To many political pundits, it was a great mystery that, in the 2016 president election, over 46% of Americans—many of them the members of a political party that prides itself on adhering to “Family Values”—would vote for a thrice-married proven liar who admitted to the groping of women. But once the dust settled, it became clear that, to many, that election boiled down to one pivotal concern: control of the Supreme Court. In fact, according to CNN exit polls, 21% of voters overall—and, crucially, 26% of voters who cast a vote for Trump—named potential Supreme Court appointments as the most critical factor in deciding their vote in 2016.
It is no wonder that Senator Mitch McConnell, previously tasked with trying to gin up voter enthusiasm with relatively unpopular tax cuts, a seemingly scattershot foreign policy, and a historically unpopular president, declared that the Kavanaugh confirmation process have “been a great political gift for us.” Not only have they given him another chance to cast the Democrats as crass obstructionists, they have allowed him the opportunity to once again underscore the grave importance of Supreme Court control.

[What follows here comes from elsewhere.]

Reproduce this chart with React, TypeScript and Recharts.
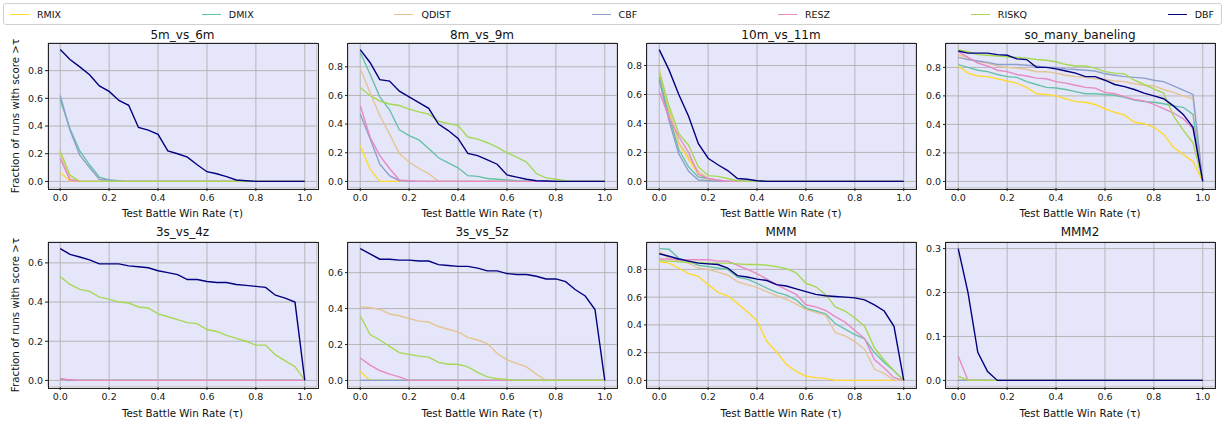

In other words, the same matter that motivated many Republicans to hold their nose and vote for Trump in 2016 is now a major motivating issue in the 2018 midterms—and for Democrats, that could spell trouble.
Already, a new NPR/Marist/PBS poll indicates that the widely anticipated edge in Democratic enthusiasm inherent in the “Blue Wave” has largely evaporated, with a 10-point gap in party of respondents saying the midterms are “very important” in July narrowed to a 2-point gap now.
Furthermore and perhaps more ominously, a Quinnipiac poll showed that a plurality of voters believe that Kavanaugh has “been treated unfairly” (47%-43%) and is the target of “a politically motivated smear campaign” (49%-45%), indicating a general sense of displeasure with the Democratic Party’s handling of the situation and suggesting potential for disillusioned moderates to abandon the “Wave.”
Of course, it is quite possible that polling is incorrect, or that Democrats will use this same issue to further galvanize their own base, or that, given the volatility of the Trump-era news cycle, some other issue will relegate the Kavanaugh hearings and the Supreme Court to the backburner of American politics.
Nonetheless, Republican operatives and politicians alike, having been given a “great political gift,” will indubitably seize on this matter for next month. They will once again make the Supreme Court the major issue of an election. They will keep it at the forefront of voters’ memories, fueling Republican enthusiasm to vote.
If they can successfully accomplish that, they can blunt the force of the “Blue Wave”—a scary proposition for Democrats, indeed.